▸ Exercise directions: Your task is to give the data again, exactly, with every line intact.
[START OF Input material]
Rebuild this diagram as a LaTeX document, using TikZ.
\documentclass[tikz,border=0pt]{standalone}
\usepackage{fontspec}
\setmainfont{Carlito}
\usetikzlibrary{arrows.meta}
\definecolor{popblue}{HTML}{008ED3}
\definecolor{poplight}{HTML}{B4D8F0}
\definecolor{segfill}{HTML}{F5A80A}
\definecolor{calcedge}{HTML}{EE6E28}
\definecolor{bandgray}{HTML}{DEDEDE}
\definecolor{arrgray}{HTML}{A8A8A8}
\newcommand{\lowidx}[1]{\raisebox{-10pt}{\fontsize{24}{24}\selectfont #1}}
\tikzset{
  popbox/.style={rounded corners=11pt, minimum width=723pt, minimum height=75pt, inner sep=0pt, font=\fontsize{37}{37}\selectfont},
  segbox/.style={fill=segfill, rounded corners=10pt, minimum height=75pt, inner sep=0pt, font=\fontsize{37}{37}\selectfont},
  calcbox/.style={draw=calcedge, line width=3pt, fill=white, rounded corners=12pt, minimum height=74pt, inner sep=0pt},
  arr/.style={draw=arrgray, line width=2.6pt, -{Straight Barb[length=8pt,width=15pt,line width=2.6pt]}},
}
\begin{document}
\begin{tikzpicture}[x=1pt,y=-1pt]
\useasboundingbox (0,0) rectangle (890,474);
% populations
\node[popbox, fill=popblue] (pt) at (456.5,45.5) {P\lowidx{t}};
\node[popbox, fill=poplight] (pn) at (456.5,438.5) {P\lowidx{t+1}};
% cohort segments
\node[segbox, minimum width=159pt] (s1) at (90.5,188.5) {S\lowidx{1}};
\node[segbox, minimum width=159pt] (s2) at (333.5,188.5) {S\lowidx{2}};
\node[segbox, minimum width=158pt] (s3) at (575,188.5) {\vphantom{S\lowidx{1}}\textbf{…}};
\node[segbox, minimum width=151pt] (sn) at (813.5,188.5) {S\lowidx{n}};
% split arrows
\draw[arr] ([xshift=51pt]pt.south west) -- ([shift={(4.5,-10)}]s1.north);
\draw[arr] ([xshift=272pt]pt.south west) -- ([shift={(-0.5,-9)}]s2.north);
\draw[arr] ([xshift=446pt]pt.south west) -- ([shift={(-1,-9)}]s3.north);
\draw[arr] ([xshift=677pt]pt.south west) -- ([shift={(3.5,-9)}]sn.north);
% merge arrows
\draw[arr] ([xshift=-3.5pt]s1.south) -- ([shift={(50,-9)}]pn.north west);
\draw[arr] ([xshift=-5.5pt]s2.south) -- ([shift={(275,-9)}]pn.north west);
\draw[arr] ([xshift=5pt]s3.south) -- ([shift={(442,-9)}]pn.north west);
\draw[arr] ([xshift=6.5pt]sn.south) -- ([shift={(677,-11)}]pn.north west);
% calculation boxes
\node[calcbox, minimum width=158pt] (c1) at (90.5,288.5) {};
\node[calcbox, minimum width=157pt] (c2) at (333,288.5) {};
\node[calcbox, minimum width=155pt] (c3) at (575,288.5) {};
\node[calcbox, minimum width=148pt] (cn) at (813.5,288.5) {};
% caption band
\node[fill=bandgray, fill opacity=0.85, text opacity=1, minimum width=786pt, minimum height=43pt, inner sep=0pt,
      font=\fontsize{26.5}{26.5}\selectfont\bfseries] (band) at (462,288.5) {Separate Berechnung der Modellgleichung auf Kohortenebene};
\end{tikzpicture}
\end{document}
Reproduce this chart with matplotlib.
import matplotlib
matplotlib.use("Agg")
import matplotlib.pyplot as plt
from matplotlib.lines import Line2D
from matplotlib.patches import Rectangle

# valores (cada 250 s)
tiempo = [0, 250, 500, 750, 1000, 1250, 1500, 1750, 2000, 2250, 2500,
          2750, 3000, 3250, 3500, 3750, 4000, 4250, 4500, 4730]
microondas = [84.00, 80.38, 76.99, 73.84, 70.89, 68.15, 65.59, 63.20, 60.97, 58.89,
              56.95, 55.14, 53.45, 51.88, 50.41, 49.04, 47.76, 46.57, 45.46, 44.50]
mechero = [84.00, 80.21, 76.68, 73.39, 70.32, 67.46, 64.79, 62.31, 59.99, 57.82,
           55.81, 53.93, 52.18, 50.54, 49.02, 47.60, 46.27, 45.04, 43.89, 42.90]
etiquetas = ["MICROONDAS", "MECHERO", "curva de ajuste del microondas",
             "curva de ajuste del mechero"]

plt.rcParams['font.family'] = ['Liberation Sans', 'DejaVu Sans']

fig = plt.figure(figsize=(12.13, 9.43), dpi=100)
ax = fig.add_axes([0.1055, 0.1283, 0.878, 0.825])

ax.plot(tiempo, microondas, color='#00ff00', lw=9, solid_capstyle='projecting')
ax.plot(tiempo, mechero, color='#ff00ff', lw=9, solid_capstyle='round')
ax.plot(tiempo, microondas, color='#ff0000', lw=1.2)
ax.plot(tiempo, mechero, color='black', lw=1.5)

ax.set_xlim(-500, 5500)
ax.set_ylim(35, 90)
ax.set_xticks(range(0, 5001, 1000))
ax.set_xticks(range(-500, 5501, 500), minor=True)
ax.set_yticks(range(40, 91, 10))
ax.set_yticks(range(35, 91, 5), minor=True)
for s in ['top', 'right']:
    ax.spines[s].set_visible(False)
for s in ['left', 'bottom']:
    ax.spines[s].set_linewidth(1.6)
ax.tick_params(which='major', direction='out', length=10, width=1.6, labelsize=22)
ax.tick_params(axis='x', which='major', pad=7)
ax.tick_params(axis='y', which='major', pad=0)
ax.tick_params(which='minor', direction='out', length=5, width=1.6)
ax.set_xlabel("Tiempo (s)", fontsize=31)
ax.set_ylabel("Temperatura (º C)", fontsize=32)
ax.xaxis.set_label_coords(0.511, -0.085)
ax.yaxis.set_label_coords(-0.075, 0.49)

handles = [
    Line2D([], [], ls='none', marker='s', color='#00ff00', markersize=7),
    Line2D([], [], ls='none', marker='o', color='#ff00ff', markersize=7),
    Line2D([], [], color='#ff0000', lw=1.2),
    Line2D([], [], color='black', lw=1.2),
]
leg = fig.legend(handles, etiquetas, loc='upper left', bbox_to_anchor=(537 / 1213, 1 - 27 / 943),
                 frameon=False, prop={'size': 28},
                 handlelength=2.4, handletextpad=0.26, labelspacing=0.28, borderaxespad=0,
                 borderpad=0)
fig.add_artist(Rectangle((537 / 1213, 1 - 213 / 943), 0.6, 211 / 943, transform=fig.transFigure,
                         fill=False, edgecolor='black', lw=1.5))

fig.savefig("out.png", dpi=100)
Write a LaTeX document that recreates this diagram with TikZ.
[END OF Input material]
▸ Output of the exercise:
Rebuild this diagram as a LaTeX document, using TikZ.
\documentclass[tikz,border=0pt]{standalone}
\usepackage{fontspec}
\setmainfont{Carlito}
\usetikzlibrary{arrows.meta}
\definecolor{popblue}{HTML}{008ED3}
\definecolor{poplight}{HTML}{B4D8F0}
\definecolor{segfill}{HTML}{F5A80A}
\definecolor{calcedge}{HTML}{EE6E28}
\definecolor{bandgray}{HTML}{DEDEDE}
\definecolor{arrgray}{HTML}{A8A8A8}
\newcommand{\lowidx}[1]{\raisebox{-10pt}{\fontsize{24}{24}\selectfont #1}}
\tikzset{
  popbox/.style={rounded corners=11pt, minimum width=723pt, minimum height=75pt, inner sep=0pt, font=\fontsize{37}{37}\selectfont},
  segbox/.style={fill=segfill, rounded corners=10pt, minimum height=75pt, inner sep=0pt, font=\fontsize{37}{37}\selectfont},
  calcbox/.style={draw=calcedge, line width=3pt, fill=white, rounded corners=12pt, minimum height=74pt, inner sep=0pt},
  arr/.style={draw=arrgray, line width=2.6pt, -{Straight Barb[length=8pt,width=15pt,line width=2.6pt]}},
}
\begin{document}
\begin{tikzpicture}[x=1pt,y=-1pt]
\useasboundingbox (0,0) rectangle (890,474);
% populations
\node[popbox, fill=popblue] (pt) at (456.5,45.5) {P\lowidx{t}};
\node[popbox, fill=poplight] (pn) at (456.5,438.5) {P\lowidx{t+1}};
% cohort segments
\node[segbox, minimum width=159pt] (s1) at (90.5,188.5) {S\lowidx{1}};
\node[segbox, minimum width=159pt] (s2) at (333.5,188.5) {S\lowidx{2}};
\node[segbox, minimum width=158pt] (s3) at (575,188.5) {\vphantom{S\lowidx{1}}\textbf{…}};
\node[segbox, minimum width=151pt] (sn) at (813.5,188.5) {S\lowidx{n}};
% split arrows
\draw[arr] ([xshift=51pt]pt.south west) -- ([shift={(4.5,-10)}]s1.north);
\draw[arr] ([xshift=272pt]pt.south west) -- ([shift={(-0.5,-9)}]s2.north);
\draw[arr] ([xshift=446pt]pt.south west) -- ([shift={(-1,-9)}]s3.north);
\draw[arr] ([xshift=677pt]pt.south west) -- ([shift={(3.5,-9)}]sn.north);
% merge arrows
\draw[arr] ([xshift=-3.5pt]s1.south) -- ([shift={(50,-9)}]pn.north west);
\draw[arr] ([xshift=-5.5pt]s2.south) -- ([shift={(275,-9)}]pn.north west);
\draw[arr] ([xshift=5pt]s3.south) -- ([shift={(442,-9)}]pn.north west);
\draw[arr] ([xshift=6.5pt]sn.south) -- ([shift={(677,-11)}]pn.north west);
% calculation boxes
\node[calcbox, minimum width=158pt] (c1) at (90.5,288.5) {};
\node[calcbox, minimum width=157pt] (c2) at (333,288.5) {};
\node[calcbox, minimum width=155pt] (c3) at (575,288.5) {};
\node[calcbox, minimum width=148pt] (cn) at (813.5,288.5) {};
% caption band
\node[fill=bandgray, fill opacity=0.85, text opacity=1, minimum width=786pt, minimum height=43pt, inner sep=0pt,
      font=\fontsize{26.5}{26.5}\selectfont\bfseries] (band) at (462,288.5) {Separate Berechnung der Modellgleichung auf Kohortenebene};
\end{tikzpicture}
\end{document}
Reproduce this chart with matplotlib.
import matplotlib
matplotlib.use("Agg")
import matplotlib.pyplot as plt
from matplotlib.lines import Line2D
from matplotlib.patches import Rectangle

# valores (cada 250 s)
tiempo = [0, 250, 500, 750, 1000, 1250, 1500, 1750, 2000, 2250, 2500,
          2750, 3000, 3250, 3500, 3750, 4000, 4250, 4500, 4730]
microondas = [84.00, 80.38, 76.99, 73.84, 70.89, 68.15, 65.59, 63.20, 60.97, 58.89,
              56.95, 55.14, 53.45, 51.88, 50.41, 49.04, 47.76, 46.57, 45.46, 44.50]
mechero = [84.00, 80.21, 76.68, 73.39, 70.32, 67.46, 64.79, 62.31, 59.99, 57.82,
           55.81, 53.93, 52.18, 50.54, 49.02, 47.60, 46.27, 45.04, 43.89, 42.90]
etiquetas = ["MICROONDAS", "MECHERO", "curva de ajuste del microondas",
             "curva de ajuste del mechero"]

plt.rcParams['font.family'] = ['Liberation Sans', 'DejaVu Sans']

fig = plt.figure(figsize=(12.13, 9.43), dpi=100)
ax = fig.add_axes([0.1055, 0.1283, 0.878, 0.825])

ax.plot(tiempo, microondas, color='#00ff00', lw=9, solid_capstyle='projecting')
ax.plot(tiempo, mechero, color='#ff00ff', lw=9, solid_capstyle='round')
ax.plot(tiempo, microondas, color='#ff0000', lw=1.2)
ax.plot(tiempo, mechero, color='black', lw=1.5)

ax.set_xlim(-500, 5500)
ax.set_ylim(35, 90)
ax.set_xticks(range(0, 5001, 1000))
ax.set_xticks(range(-500, 5501, 500), minor=True)
ax.set_yticks(range(40, 91, 10))
ax.set_yticks(range(35, 91, 5), minor=True)
for s in ['top', 'right']:
    ax.spines[s].set_visible(False)
for s in ['left', 'bottom']:
    ax.spines[s].set_linewidth(1.6)
ax.tick_params(which='major', direction='out', length=10, width=1.6, labelsize=22)
ax.tick_params(axis='x', which='major', pad=7)
ax.tick_params(axis='y', which='major', pad=0)
ax.tick_params(which='minor', direction='out', length=5, width=1.6)
ax.set_xlabel("Tiempo (s)", fontsize=31)
ax.set_ylabel("Temperatura (º C)", fontsize=32)
ax.xaxis.set_label_coords(0.511, -0.085)
ax.yaxis.set_label_coords(-0.075, 0.49)

handles = [
    Line2D([], [], ls='none', marker='s', color='#00ff00', markersize=7),
    Line2D([], [], ls='none', marker='o', color='#ff00ff', markersize=7),
    Line2D([], [], color='#ff0000', lw=1.2),
    Line2D([], [], color='black', lw=1.2),
]
leg = fig.legend(handles, etiquetas, loc='upper left', bbox_to_anchor=(537 / 1213, 1 - 27 / 943),
                 frameon=False, prop={'size': 28},
                 handlelength=2.4, handletextpad=0.26, labelspacing=0.28, borderaxespad=0,
                 borderpad=0)
fig.add_artist(Rectangle((537 / 1213, 1 - 213 / 943), 0.6, 211 / 943, transform=fig.transFigure,
                         fill=False, edgecolor='black', lw=1.5))

fig.savefig("out.png", dpi=100)
Write a LaTeX document that recreates this diagram with TikZ.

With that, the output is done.